**SHORT EXERCISE:** From the first line of the data below, repeat each line exactly until you reach the line with "plt.rcParams['font.family'] = ['Liberation"; include that line too.

_ _ _ _ _ _ _

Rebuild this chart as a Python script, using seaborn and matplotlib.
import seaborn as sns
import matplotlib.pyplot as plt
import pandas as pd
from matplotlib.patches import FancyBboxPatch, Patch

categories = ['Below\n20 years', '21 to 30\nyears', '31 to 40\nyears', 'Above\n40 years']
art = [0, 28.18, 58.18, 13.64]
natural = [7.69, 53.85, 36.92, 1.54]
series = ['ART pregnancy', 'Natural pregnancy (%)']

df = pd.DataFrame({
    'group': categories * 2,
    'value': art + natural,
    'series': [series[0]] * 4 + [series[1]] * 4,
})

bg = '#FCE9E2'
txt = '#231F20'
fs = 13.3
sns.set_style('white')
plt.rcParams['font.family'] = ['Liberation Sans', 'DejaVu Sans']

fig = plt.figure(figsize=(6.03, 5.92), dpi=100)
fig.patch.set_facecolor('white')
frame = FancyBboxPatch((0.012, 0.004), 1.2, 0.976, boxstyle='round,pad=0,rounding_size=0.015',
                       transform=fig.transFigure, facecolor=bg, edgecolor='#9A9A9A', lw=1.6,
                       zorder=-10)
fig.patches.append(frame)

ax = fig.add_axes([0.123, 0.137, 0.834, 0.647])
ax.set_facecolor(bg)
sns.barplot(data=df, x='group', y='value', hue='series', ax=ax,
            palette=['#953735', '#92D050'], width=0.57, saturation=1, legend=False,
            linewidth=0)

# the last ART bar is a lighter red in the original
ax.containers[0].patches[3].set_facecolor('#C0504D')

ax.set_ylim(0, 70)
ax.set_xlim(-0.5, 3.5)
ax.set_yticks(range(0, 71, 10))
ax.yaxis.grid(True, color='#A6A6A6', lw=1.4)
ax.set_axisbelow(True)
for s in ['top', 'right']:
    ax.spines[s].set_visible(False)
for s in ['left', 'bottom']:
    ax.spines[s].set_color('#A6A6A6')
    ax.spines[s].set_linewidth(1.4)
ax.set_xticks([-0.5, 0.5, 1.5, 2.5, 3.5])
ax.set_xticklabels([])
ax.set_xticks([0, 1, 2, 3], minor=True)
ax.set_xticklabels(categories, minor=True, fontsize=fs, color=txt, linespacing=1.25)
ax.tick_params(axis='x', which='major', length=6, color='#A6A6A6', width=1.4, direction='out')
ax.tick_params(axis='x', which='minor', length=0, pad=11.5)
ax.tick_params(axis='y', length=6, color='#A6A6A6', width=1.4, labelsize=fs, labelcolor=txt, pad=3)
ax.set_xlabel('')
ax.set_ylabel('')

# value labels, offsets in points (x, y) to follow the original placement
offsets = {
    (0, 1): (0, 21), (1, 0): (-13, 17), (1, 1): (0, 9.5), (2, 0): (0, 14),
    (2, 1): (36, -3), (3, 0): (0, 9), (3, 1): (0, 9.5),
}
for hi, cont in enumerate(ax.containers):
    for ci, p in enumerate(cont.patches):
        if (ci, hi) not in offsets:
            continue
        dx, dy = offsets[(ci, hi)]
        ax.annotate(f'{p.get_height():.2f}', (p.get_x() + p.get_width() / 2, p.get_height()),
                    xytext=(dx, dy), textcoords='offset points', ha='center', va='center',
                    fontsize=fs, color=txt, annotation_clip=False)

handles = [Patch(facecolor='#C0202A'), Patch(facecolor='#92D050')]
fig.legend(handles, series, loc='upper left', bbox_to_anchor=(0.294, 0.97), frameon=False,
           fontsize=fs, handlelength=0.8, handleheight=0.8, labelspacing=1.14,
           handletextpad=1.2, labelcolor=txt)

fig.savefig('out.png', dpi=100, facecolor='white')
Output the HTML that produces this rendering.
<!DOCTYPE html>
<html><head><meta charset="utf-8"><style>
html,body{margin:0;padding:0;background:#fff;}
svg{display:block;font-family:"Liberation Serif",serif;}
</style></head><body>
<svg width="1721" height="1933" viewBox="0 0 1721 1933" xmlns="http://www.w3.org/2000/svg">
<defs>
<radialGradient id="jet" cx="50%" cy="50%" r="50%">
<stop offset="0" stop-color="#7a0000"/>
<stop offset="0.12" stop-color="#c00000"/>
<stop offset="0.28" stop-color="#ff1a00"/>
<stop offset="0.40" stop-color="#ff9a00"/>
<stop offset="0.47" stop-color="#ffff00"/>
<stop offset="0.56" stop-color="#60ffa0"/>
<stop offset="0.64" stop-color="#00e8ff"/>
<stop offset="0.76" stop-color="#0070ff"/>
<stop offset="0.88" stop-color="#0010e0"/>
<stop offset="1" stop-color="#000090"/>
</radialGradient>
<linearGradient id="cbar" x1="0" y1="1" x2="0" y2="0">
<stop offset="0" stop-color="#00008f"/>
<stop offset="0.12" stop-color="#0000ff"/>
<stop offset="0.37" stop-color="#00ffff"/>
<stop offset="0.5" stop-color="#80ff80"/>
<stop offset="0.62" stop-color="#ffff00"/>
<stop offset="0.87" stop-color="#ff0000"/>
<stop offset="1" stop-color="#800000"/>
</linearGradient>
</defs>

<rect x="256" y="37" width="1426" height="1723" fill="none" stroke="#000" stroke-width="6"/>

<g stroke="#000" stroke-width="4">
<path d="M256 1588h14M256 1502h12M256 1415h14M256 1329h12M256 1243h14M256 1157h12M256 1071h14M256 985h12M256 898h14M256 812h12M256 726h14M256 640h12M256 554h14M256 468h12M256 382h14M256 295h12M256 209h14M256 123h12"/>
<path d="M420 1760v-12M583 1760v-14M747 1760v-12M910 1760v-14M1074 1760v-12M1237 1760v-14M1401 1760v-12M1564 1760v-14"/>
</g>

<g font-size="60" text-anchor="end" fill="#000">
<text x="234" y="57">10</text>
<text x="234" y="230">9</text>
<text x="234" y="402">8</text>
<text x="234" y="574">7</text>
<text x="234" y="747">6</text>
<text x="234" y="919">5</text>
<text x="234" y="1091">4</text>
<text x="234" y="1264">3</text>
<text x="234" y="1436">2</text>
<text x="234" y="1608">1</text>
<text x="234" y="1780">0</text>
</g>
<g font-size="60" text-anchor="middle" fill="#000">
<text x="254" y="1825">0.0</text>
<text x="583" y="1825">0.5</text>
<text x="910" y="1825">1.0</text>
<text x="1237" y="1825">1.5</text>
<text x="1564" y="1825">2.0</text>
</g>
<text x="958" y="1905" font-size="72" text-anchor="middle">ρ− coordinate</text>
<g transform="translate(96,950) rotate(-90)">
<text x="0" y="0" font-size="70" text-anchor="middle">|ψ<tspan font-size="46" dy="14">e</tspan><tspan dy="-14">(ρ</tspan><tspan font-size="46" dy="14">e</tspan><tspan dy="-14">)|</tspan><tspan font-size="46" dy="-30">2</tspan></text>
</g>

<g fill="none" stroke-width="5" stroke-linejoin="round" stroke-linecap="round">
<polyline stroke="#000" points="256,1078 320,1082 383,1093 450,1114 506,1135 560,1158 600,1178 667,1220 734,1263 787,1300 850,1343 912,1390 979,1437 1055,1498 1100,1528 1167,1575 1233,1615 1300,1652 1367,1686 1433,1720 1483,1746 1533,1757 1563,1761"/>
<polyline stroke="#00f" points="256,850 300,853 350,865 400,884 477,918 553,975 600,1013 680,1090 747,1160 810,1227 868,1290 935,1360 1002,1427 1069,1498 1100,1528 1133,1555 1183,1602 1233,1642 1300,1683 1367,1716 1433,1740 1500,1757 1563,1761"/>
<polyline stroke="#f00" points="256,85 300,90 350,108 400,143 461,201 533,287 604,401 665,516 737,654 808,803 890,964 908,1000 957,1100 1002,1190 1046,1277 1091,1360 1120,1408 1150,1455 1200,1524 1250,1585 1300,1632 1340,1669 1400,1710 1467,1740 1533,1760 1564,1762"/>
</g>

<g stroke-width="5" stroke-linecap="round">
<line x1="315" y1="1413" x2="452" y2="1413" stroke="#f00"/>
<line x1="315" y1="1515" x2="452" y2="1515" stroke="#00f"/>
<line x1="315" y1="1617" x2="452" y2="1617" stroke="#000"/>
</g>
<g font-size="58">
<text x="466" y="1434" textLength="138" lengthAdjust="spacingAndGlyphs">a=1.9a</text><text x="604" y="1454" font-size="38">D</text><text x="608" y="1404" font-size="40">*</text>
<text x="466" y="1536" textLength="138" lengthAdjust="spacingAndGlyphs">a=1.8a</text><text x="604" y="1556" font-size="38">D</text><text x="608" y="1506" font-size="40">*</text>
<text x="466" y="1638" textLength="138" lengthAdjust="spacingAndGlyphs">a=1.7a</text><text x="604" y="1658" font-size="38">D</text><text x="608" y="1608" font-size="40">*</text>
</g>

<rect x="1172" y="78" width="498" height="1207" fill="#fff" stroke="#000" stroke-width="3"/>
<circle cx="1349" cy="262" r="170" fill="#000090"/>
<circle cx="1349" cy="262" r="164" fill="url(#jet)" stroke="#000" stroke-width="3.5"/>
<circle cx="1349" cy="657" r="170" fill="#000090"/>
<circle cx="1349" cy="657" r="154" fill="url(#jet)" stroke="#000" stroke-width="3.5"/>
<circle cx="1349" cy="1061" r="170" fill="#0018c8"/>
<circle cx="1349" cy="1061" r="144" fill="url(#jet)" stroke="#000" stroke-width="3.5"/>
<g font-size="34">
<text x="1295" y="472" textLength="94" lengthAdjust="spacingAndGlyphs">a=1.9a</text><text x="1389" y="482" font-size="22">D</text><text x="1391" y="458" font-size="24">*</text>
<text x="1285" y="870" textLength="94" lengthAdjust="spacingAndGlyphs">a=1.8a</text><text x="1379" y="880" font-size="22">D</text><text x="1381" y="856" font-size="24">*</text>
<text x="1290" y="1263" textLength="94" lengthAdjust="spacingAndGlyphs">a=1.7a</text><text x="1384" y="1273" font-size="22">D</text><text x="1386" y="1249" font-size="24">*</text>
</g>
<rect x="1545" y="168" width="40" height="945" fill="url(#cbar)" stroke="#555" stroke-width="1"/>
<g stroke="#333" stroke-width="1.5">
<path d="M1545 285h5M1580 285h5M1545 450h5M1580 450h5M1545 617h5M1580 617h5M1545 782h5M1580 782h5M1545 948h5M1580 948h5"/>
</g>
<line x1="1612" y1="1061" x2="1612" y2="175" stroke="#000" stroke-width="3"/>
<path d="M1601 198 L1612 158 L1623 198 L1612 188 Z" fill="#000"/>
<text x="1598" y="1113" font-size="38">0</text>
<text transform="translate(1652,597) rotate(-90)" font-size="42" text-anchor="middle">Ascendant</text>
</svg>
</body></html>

_ _ _ _ _ _ _

**ANSWER FOR THE TASK:**
Rebuild this chart as a Python script, using seaborn and matplotlib.
import seaborn as sns
import matplotlib.pyplot as plt
import pandas as pd
from matplotlib.patches import FancyBboxPatch, Patch

categories = ['Below\n20 years', '21 to 30\nyears', '31 to 40\nyears', 'Above\n40 years']
art = [0, 28.18, 58.18, 13.64]
natural = [7.69, 53.85, 36.92, 1.54]
series = ['ART pregnancy', 'Natural pregnancy (%)']

df = pd.DataFrame({
    'group': categories * 2,
    'value': art + natural,
    'series': [series[0]] * 4 + [series[1]] * 4,
})

bg = '#FCE9E2'
txt = '#231F20'
fs = 13.3
sns.set_style('white')
plt.rcParams['font.family'] = ['Liberation Sans', 'DejaVu Sans']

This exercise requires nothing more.